Posted to dev@asterixdb.apache.org by Wail Alkowaileet <wa...@gmail.com> on 2016/09/02 07:20:37 UTC

Indexing non-ADM data.

Hi Dev,

In the last year or so I have been more involved in AsterixDB. However, I'm
90% user and 10% developer (due to the nature of my work). I want to share
some of my (and my colleagues) experience with ADM. However, I might be too
obvious.

One of the challenges we face most of the time is Indexing non-ADM data.
Most of the data are either in JSON or CSV format which mean all ADM
richness are not usable.

For instance in load, I usually create External (or Temporary) Dataset,
query/transform and then insert it to my Internal Dataset, which takes more
time compared with load, as a result of flush/merge operations.

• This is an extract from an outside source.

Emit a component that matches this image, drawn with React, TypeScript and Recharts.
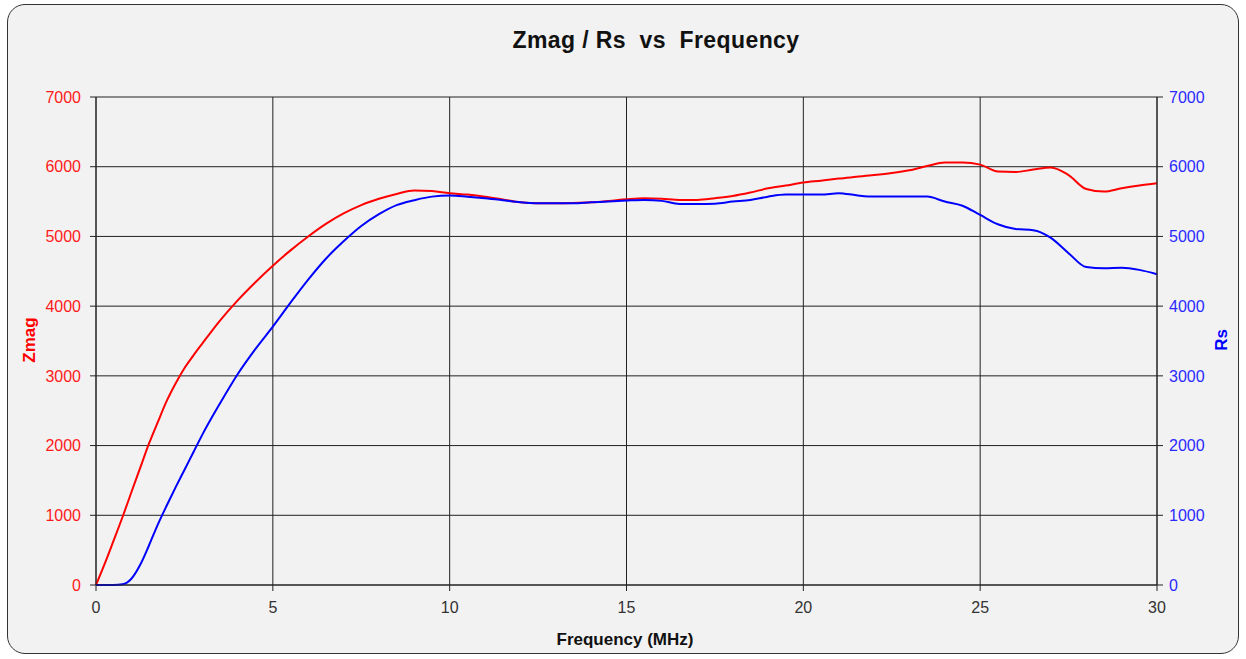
import React from 'react';
import { LineChart, Line, XAxis, YAxis, CartesianGrid } from 'recharts';

const freqMHz = [0, 0.25, 0.5, 0.75, 1, 1.25, 1.5, 1.75, 2, 2.25, 2.5, 2.75, 3, 3.5, 4, 4.5, 5, 5.5, 6, 6.5, 7, 7.5, 8, 8.5, 9, 9.5, 10, 10.5, 11, 11.5, 12, 12.5, 13, 13.5, 14, 14.5, 15, 15.5, 16, 16.5, 17, 17.5, 18, 18.5, 19, 19.5, 20, 20.5, 21, 21.5, 22, 22.5, 23, 23.5, 24, 24.5, 25, 25.5, 26, 26.5, 27, 27.5, 28, 28.5, 29, 29.5, 30];

const zmag = [0, 310, 640, 975, 1330, 1680, 2030, 2340, 2640, 2890, 3110, 3290, 3460, 3790, 4080, 4340, 4580, 4800, 5000, 5180, 5330, 5450, 5540, 5610, 5660, 5650, 5620, 5600, 5570, 5530, 5490, 5476, 5476, 5480, 5490, 5510, 5533, 5548, 5540, 5524, 5524, 5548, 5580, 5630, 5690, 5730, 5772, 5800, 5830, 5855, 5880, 5910, 5950, 6010, 6060, 6060, 6030, 5930, 5923, 5960, 5990, 5880, 5680, 5643, 5690, 5730, 5763];

const rs = [0, 0, 0, 10, 90, 290, 570, 870, 1140, 1400, 1650, 1900, 2150, 2600, 3020, 3380, 3706, 4050, 4380, 4680, 4930, 5150, 5320, 5450, 5520, 5571, 5586, 5570, 5548, 5520, 5490, 5476, 5476, 5476, 5490, 5500, 5514, 5524, 5510, 5466, 5466, 5470, 5500, 5524, 5570, 5600, 5600, 5600, 5620, 5590, 5571, 5571, 5571, 5571, 5500, 5440, 5308, 5175, 5107, 5090, 4980, 4760, 4560, 4543, 4550, 4520, 4458];

const xTicks = [0, 5, 10, 15, 20, 25, 30];
const yTicks = [0, 1000, 2000, 3000, 4000, 5000, 6000, 7000];

const title = 'Zmag / Rs  vs  Frequency';
const xLabel = 'Frequency (MHz)';
const leftLabel = 'Zmag';
const rightLabel = 'Rs';

const data = freqMHz.map((f, i) => ({ f, zmag: zmag[i], rs: rs[i] }));

const FONT = '"Liberation Sans", Arial, sans-serif';

export default function App() {
  return (
    <div style={{ position: 'absolute', left: 0, top: 0, width: 1246, height: 659, background: '#ffffff', overflow: 'hidden' }}>
      <div
        style={{
          position: 'absolute',
          left: 7,
          top: 4,
          width: 1232,
          height: 650,
          border: '1.5px solid #333',
          borderRadius: 18,
          background: '#f2f2f2',
          boxSizing: 'border-box',
        }}
      />
      <div style={{ position: 'absolute', left: 0, top: 0 }}>
        <LineChart
          width={1246}
          height={659}
          data={data}
          margin={{ top: 97, right: 29, left: 36, bottom: 34 }}
          style={{ fontFamily: FONT }}
        >
          <CartesianGrid xAxisId="x" yAxisId="left" stroke="#222222" strokeWidth={1} />
          <XAxis
            xAxisId="x"
            dataKey="f"
            type="number"
            domain={[0, 30]}
            ticks={xTicks}
            height={40}
            tickSize={6}
            tickMargin={11}
            stroke="#222222"
            tick={{ fill: '#333333', fontSize: 16, fontFamily: FONT }}
            interval={0}
          />
          <YAxis
            yAxisId="left"
            orientation="left"
            domain={[0, 7000]}
            ticks={yTicks}
            width={60}
            tickSize={6}
            tickMargin={9}
            stroke="#222222"
            tick={{ fill: '#ff1a1a', fontSize: 16, fontFamily: FONT }}
            interval={0}
          />
          <YAxis
            yAxisId="right"
            orientation="right"
            domain={[0, 7000]}
            ticks={yTicks}
            width={60}
            tickSize={6}
            tickMargin={6}
            stroke="#222222"
            tick={{ fill: '#2a2aff', fontSize: 16, fontFamily: FONT }}
            interval={0}
          />
          <Line
            xAxisId="x"
            yAxisId="left"
            dataKey="zmag"
            type="monotone"
            stroke="#ff0000"
            strokeWidth={2}
            dot={false}
            isAnimationActive={false}
          />
          <Line
            xAxisId="x"
            yAxisId="right"
            dataKey="rs"
            type="monotone"
            stroke="#0000ff"
            strokeWidth={2}
            dot={false}
            isAnimationActive={false}
          />
        </LineChart>
      </div>
      <svg width={1246} height={659} style={{ position: 'absolute', left: 0, top: 0, pointerEvents: 'none' }}>
        <text x={656} y={48} textAnchor="middle" fontFamily={FONT} fontWeight="bold" fontSize={23} letterSpacing={0.4} fill="#111" style={{ whiteSpace: 'pre' }}>
          {title}
        </text>
        <text x={625} y={645} textAnchor="middle" fontFamily={FONT} fontWeight="bold" fontSize={17} fill="#111">
          {xLabel}
        </text>
        <text transform="translate(35,340) rotate(-90)" textAnchor="middle" fontFamily={FONT} fontWeight="bold" fontSize={17} fill="#ff0000">
          {leftLabel}
        </text>
        <text transform="translate(1227,340) rotate(-90)" textAnchor="middle" fontFamily={FONT} fontWeight="bold" fontSize={17} fill="#0000ff">
          {rightLabel}
        </text>
      </svg>
    </div>
  );
}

Another challenging case, The TwitterFeed example
<https://ci.apache.org/projects/asterixdb/feeds/tutorial.html>, the
*longitude* and *latitude* fields are not indexable and I need to ETL to
another dataset to transform (lon,lat) to a point type*.*

It would be awesome if we can bridge non-ADM to ADM types.


-- 

*Regards,*
Wail Alkowaileet

Re: Indexing non-ADM data.

Posted by Mike Carey <dt...@gmail.com>.
Wail,

Great inputs/requirements!  We should definitely think about how to 
address these.  One thing that could help with the second item would be 
"functional indexes" - supporting indexing on an expression rather than 
just base data - some systems (e.g., PostgreSQL) support that - not 
rocket science - and that could make data that's convertible to spatial 
data via a function call indexable spatially.  As for the first point - 
I'm not sure I "get it" - are external indexes not good enough?  Oh - 
wait - is the issue that we should offer per-object transformations 
during load?  (E.g., the ability to put a UDF on the load pipeline, like 
we do on the feed pipeline?)

Thx!

Mike


On 9/2/16 12:50 PM, Wail Alkowaileet wrote:
> Hi Dev,
>
> In the last year or so I have been more involved in AsterixDB. However, I'm
> 90% user and 10% developer (due to the nature of my work). I want to share
> some of my (and my colleagues) experience with ADM. However, I might be too
> obvious.
>
> One of the challenges we face most of the time is Indexing non-ADM data.
> Most of the data are either in JSON or CSV format which mean all ADM
> richness are not usable.
>
> For instance in load, I usually create External (or Temporary) Dataset,
> query/transform and then insert it to my Internal Dataset, which takes more
> time compared with load, as a result of flush/merge operations.
>
> Another challenging case, The TwitterFeed example
> <https://ci.apache.org/projects/asterixdb/feeds/tutorial.html>, the
> *longitude* and *latitude* fields are not indexable and I need to ETL to
> another dataset to transform (lon,lat) to a point type*.*
>
> It would be awesome if we can bridge non-ADM to ADM types.
>
>